Exercise objective:
Repeat the records below exactly, leaving out every picture.

Start of Dataset excerpts

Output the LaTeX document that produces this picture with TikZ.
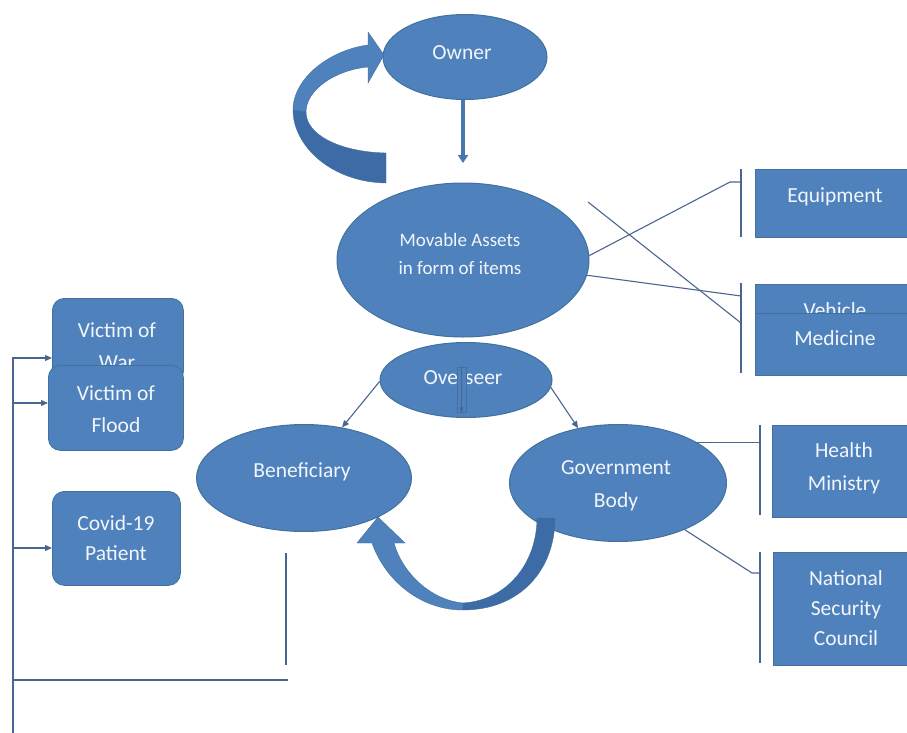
\documentclass[tikz,border=0pt]{standalone}
\usepackage{fontspec}
\setmainfont{Carlito}
\usetikzlibrary{shapes.geometric,arrows.meta}
\definecolor{boxfill}{HTML}{4F81BD}
\definecolor{boxline}{HTML}{41719C}
\definecolor{shade}{HTML}{3D6BA5}
\definecolor{wire}{HTML}{4A6590}
\definecolor{ink}{HTML}{F2F6FB}
\begin{document}
\begin{tikzpicture}[x=1pt,y=-1pt,
  ell/.style={ellipse, draw=boxline, line width=1pt, fill=boxfill, inner sep=0pt},
  sq/.style={rectangle, draw=boxline, line width=0.8pt, fill=boxfill, inner sep=0pt, anchor=north west},
  rbox/.style={rectangle, rounded corners=12pt, draw=boxline, line width=0.8pt, fill=boxfill, inner sep=0pt, anchor=north west},
  % labels are placed by the baseline of their last line
  lbl/.style={text=ink, align=center, anchor=base, inner sep=0pt, font=\fontsize{21.5}{33}\selectfont},
  wire/.style={draw=wire, line width=1.1pt},
  bar/.style={draw=wire, line width=1.6pt},
  tip/.style={-{Triangle[length=7pt,width=6pt]}},
  band/.style={fill=boxfill, draw=boxline, line width=0.4pt},
  bandshade/.style={fill=shade, draw=boxline, line width=0.4pt}]
\useasboundingbox (0,0) rectangle (907,733);
\clip (0,0) rectangle (907,733);

% ---------- ellipses ----------
\node[ell, minimum width=164pt, minimum height=85pt] (owner) at (465,57) {};
\node[lbl] (ownerT) at (462,59.5) {Owner};

\node[ell, minimum width=252pt, minimum height=154pt] (mov) at (463,260) {};
\node[lbl, font=\fontsize{19}{28}\selectfont] (movT) at (460,274.5) {Movable Assets\\in form of items};

\node[ell, minimum width=172pt, minimum height=75pt] (ov) at (466,380) {};
\node[lbl] (ovT) at (463,384.5) {Overseer};

\node[ell, minimum width=215pt, minimum height=107pt] (ben) at (304,478) {};
\node[lbl] (benT) at (302,477.5) {Beneficiary};

\node[ell, minimum width=217pt, minimum height=117pt] (gov) at (618,483) {};
\node[lbl] (govT) at (616,507.5) {Government\\Body};

% ---------- owner loop arrow ----------
\path[band] (368,45) .. controls (330,50) and (293,78) .. (293,110)
  -- (306,112) .. controls (306,90) and (335,70) .. (368,67)
  -- (368,83) -- (384,55) -- (368,32) -- cycle;
\path[bandshade] (293,110) .. controls (293,145) and (330,182) .. (386,183)
  -- (386,153) .. controls (340,152) and (306,135) .. (306,112) -- cycle;

% owner down to assets
\coordinate (ownEnd) at (463,163);
\draw[line width=3.6pt, draw=boxfill!92!black, -{Triangle[length=8pt,width=10pt]}]
  (owner.south -| ownEnd) -- (ownEnd);

% ---------- asset items ----------
\node[sq, minimum width=160pt, minimum height=68pt] (equip) at (755,169) {};
\node[lbl] (equipT) at (835,202.5) {Equipment};
\node[sq, minimum width=160pt, minimum height=62pt] (veh) at (755,284) {};
\node[lbl] (vehT) at (835,317) {Vehicle};
\node[sq, minimum width=160pt, minimum height=62pt] (med) at (755,313) {};
\node[lbl] (medT) at (835,345.5) {Medicine};

\coordinate (eqBarT) at (741,169);
\coordinate (eqBarB) at (741,237);
\coordinate (vmBarT) at (741,283);
\coordinate (vmBarB) at (741,373);
\draw[bar] (eqBarT) -- (eqBarB);
\draw[bar] (vmBarT) -- (vmBarB);
\coordinate (eqBend) at (730,182);
\draw[wire] (mov.2) -- (eqBend) -- (eqBend -| eqBarT);
\draw[wire] (mov.-7) -- (741,296);
\coordinate (crossStart) at (588,202);
\draw[wire] (crossStart) -- (741,323);

% ---------- overseer links ----------
\node[fill=boxfill, draw=boxline, line width=0.6pt, minimum width=9pt, minimum height=45pt, inner sep=0pt] (ovBar) at (461.5,389.5) {};
\draw[wire, line width=0.9pt, -{Triangle[length=5pt,width=4pt]}] (ovBar.north) -- (ovBar.south);
\draw[wire, tip] (ov.181) -- (ben.53);
\draw[wire, tip] (ov.-5) -- (gov.126);

% ---------- government branches ----------
\node[sq, minimum width=145pt, minimum height=92pt] (health) at (772,425) {};
\node[lbl] (healthT) at (844,490.5) {Health\\Ministry};
\node[sq, minimum width=145pt, minimum height=113pt] (nsc) at (773,552) {};
\node[lbl, font=\fontsize{21.5}{30}\selectfont] (nscT) at (846,645.5) {National\\Security\\Council};

\coordinate (hBarT) at (760,425);
\coordinate (hBarB) at (760,515);
\coordinate (nBarT) at (760,552);
\coordinate (nBarB) at (760,663);
\draw[bar] (hBarT) -- (hBarB);
\draw[bar] (nBarT) -- (nBarB);
\draw[wire] (gov.27) -- (gov.27 -| hBarT);
\coordinate (nBend) at (752,573);
\draw[wire] (gov.-35) -- (nBend) -- (nBend -| nBarT);

% ---------- return arrow from government to beneficiary ----------
\path[band] (372,543) .. controls (385,580) and (420,610) .. (463,610)
  -- (463,603) .. controls (430,600) and (402,572) .. (394,543)
  -- (405,543) -- (378,517) -- (357,543) -- cycle;
\path[bandshade] (463,610) .. controls (520,610) and (555,570) .. (555,518)
  -- (537,518) .. controls (537,560) and (510,600) .. (463,603) -- cycle;

% ---------- beneficiary groups ----------
\node[rbox, minimum width=131pt, minimum height=85pt] (war) at (52,298) {};
\node[lbl, font=\fontsize{21.5}{32}\selectfont] (warT) at (117,369.5) {Victim of\\War};
\node[rbox, minimum width=135pt, minimum height=85pt] (flood) at (48,365) {};
\node[lbl, font=\fontsize{21.5}{32}\selectfont] (floodT) at (116,432.5) {Victim of\\Flood};
\node[rbox, minimum width=128pt, minimum height=94pt] (covid) at (52,491) {};
\node[lbl, font=\fontsize{21.5}{30}\selectfont] (covidT) at (116,560.5) {Covid-19\\Patient};

\coordinate (busTop) at (13,357);
\coordinate (busBot) at (13,733);
\draw[wire] (busTop) -- (busBot);
\coordinate (tapWar) at (13,358);
\coordinate (tapFlood) at (13,403);
\coordinate (tapCovid) at (13,548);
\draw[wire, tip] (tapWar) -- (tapWar -| war.west);
\draw[wire, tip] (tapFlood) -- (tapFlood -| flood.west);
\draw[wire, tip] (tapCovid) -- (tapCovid -| covid.west);
\coordinate (busCorner) at (13,680);
\coordinate (busEnd) at (288,680);
\draw[wire] (busCorner) -- (busEnd);
\coordinate (stubTop) at (286,553);
\coordinate (stubBot) at (286,665);
\draw[wire] (stubTop) -- (stubBot);
\end{tikzpicture}
\end{document}
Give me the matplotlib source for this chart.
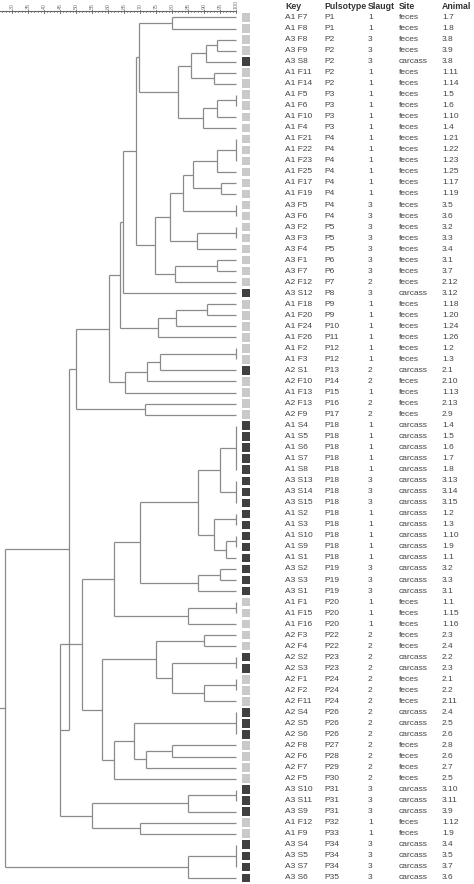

End of Dataset excerpts

Solution to the exercise:
Output the LaTeX document that produces this picture with TikZ.
\documentclass[tikz,border=0pt]{standalone}
\usepackage{fontspec}
\setmainfont{Carlito}
\usetikzlibrary{shapes.geometric,arrows.meta}
\definecolor{boxfill}{HTML}{4F81BD}
\definecolor{boxline}{HTML}{41719C}
\definecolor{shade}{HTML}{3D6BA5}
\definecolor{wire}{HTML}{4A6590}
\definecolor{ink}{HTML}{F2F6FB}
\begin{document}
\begin{tikzpicture}[x=1pt,y=-1pt,
  ell/.style={ellipse, draw=boxline, line width=1pt, fill=boxfill, inner sep=0pt},
  sq/.style={rectangle, draw=boxline, line width=0.8pt, fill=boxfill, inner sep=0pt, anchor=north west},
  rbox/.style={rectangle, rounded corners=12pt, draw=boxline, line width=0.8pt, fill=boxfill, inner sep=0pt, anchor=north west},
  % labels are placed by the baseline of their last line
  lbl/.style={text=ink, align=center, anchor=base, inner sep=0pt, font=\fontsize{21.5}{33}\selectfont},
  wire/.style={draw=wire, line width=1.1pt},
  bar/.style={draw=wire, line width=1.6pt},
  tip/.style={-{Triangle[length=7pt,width=6pt]}},
  band/.style={fill=boxfill, draw=boxline, line width=0.4pt},
  bandshade/.style={fill=shade, draw=boxline, line width=0.4pt}]
\useasboundingbox (0,0) rectangle (907,733);
\clip (0,0) rectangle (907,733);

% ---------- ellipses ----------
\node[ell, minimum width=164pt, minimum height=85pt] (owner) at (465,57) {};
\node[lbl] (ownerT) at (462,59.5) {Owner};

\node[ell, minimum width=252pt, minimum height=154pt] (mov) at (463,260) {};
\node[lbl, font=\fontsize{19}{28}\selectfont] (movT) at (460,274.5) {Movable Assets\\in form of items};

\node[ell, minimum width=172pt, minimum height=75pt] (ov) at (466,380) {};
\node[lbl] (ovT) at (463,384.5) {Overseer};

\node[ell, minimum width=215pt, minimum height=107pt] (ben) at (304,478) {};
\node[lbl] (benT) at (302,477.5) {Beneficiary};

\node[ell, minimum width=217pt, minimum height=117pt] (gov) at (618,483) {};
\node[lbl] (govT) at (616,507.5) {Government\\Body};

% ---------- owner loop arrow ----------
\path[band] (368,45) .. controls (330,50) and (293,78) .. (293,110)
  -- (306,112) .. controls (306,90) and (335,70) .. (368,67)
  -- (368,83) -- (384,55) -- (368,32) -- cycle;
\path[bandshade] (293,110) .. controls (293,145) and (330,182) .. (386,183)
  -- (386,153) .. controls (340,152) and (306,135) .. (306,112) -- cycle;

% owner down to assets
\coordinate (ownEnd) at (463,163);
\draw[line width=3.6pt, draw=boxfill!92!black, -{Triangle[length=8pt,width=10pt]}]
  (owner.south -| ownEnd) -- (ownEnd);

% ---------- asset items ----------
\node[sq, minimum width=160pt, minimum height=68pt] (equip) at (755,169) {};
\node[lbl] (equipT) at (835,202.5) {Equipment};
\node[sq, minimum width=160pt, minimum height=62pt] (veh) at (755,284) {};
\node[lbl] (vehT) at (835,317) {Vehicle};
\node[sq, minimum width=160pt, minimum height=62pt] (med) at (755,313) {};
\node[lbl] (medT) at (835,345.5) {Medicine};

\coordinate (eqBarT) at (741,169);
\coordinate (eqBarB) at (741,237);
\coordinate (vmBarT) at (741,283);
\coordinate (vmBarB) at (741,373);
\draw[bar] (eqBarT) -- (eqBarB);
\draw[bar] (vmBarT) -- (vmBarB);
\coordinate (eqBend) at (730,182);
\draw[wire] (mov.2) -- (eqBend) -- (eqBend -| eqBarT);
\draw[wire] (mov.-7) -- (741,296);
\coordinate (crossStart) at (588,202);
\draw[wire] (crossStart) -- (741,323);

% ---------- overseer links ----------
\node[fill=boxfill, draw=boxline, line width=0.6pt, minimum width=9pt, minimum height=45pt, inner sep=0pt] (ovBar) at (461.5,389.5) {};
\draw[wire, line width=0.9pt, -{Triangle[length=5pt,width=4pt]}] (ovBar.north) -- (ovBar.south);
\draw[wire, tip] (ov.181) -- (ben.53);
\draw[wire, tip] (ov.-5) -- (gov.126);

% ---------- government branches ----------
\node[sq, minimum width=145pt, minimum height=92pt] (health) at (772,425) {};
\node[lbl] (healthT) at (844,490.5) {Health\\Ministry};
\node[sq, minimum width=145pt, minimum height=113pt] (nsc) at (773,552) {};
\node[lbl, font=\fontsize{21.5}{30}\selectfont] (nscT) at (846,645.5) {National\\Security\\Council};

\coordinate (hBarT) at (760,425);
\coordinate (hBarB) at (760,515);
\coordinate (nBarT) at (760,552);
\coordinate (nBarB) at (760,663);
\draw[bar] (hBarT) -- (hBarB);
\draw[bar] (nBarT) -- (nBarB);
\draw[wire] (gov.27) -- (gov.27 -| hBarT);
\coordinate (nBend) at (752,573);
\draw[wire] (gov.-35) -- (nBend) -- (nBend -| nBarT);

% ---------- return arrow from government to beneficiary ----------
\path[band] (372,543) .. controls (385,580) and (420,610) .. (463,610)
  -- (463,603) .. controls (430,600) and (402,572) .. (394,543)
  -- (405,543) -- (378,517) -- (357,543) -- cycle;
\path[bandshade] (463,610) .. controls (520,610) and (555,570) .. (555,518)
  -- (537,518) .. controls (537,560) and (510,600) .. (463,603) -- cycle;

% ---------- beneficiary groups ----------
\node[rbox, minimum width=131pt, minimum height=85pt] (war) at (52,298) {};
\node[lbl, font=\fontsize{21.5}{32}\selectfont] (warT) at (117,369.5) {Victim of\\War};
\node[rbox, minimum width=135pt, minimum height=85pt] (flood) at (48,365) {};
\node[lbl, font=\fontsize{21.5}{32}\selectfont] (floodT) at (116,432.5) {Victim of\\Flood};
\node[rbox, minimum width=128pt, minimum height=94pt] (covid) at (52,491) {};
\node[lbl, font=\fontsize{21.5}{30}\selectfont] (covidT) at (116,560.5) {Covid-19\\Patient};

\coordinate (busTop) at (13,357);
\coordinate (busBot) at (13,733);
\draw[wire] (busTop) -- (busBot);
\coordinate (tapWar) at (13,358);
\coordinate (tapFlood) at (13,403);
\coordinate (tapCovid) at (13,548);
\draw[wire, tip] (tapWar) -- (tapWar -| war.west);
\draw[wire, tip] (tapFlood) -- (tapFlood -| flood.west);
\draw[wire, tip] (tapCovid) -- (tapCovid -| covid.west);
\coordinate (busCorner) at (13,680);
\coordinate (busEnd) at (288,680);
\draw[wire] (busCorner) -- (busEnd);
\coordinate (stubTop) at (286,553);
\coordinate (stubBot) at (286,665);
\draw[wire] (stubTop) -- (stubBot);
\end{tikzpicture}
\end{document}
Give me the matplotlib source for this chart.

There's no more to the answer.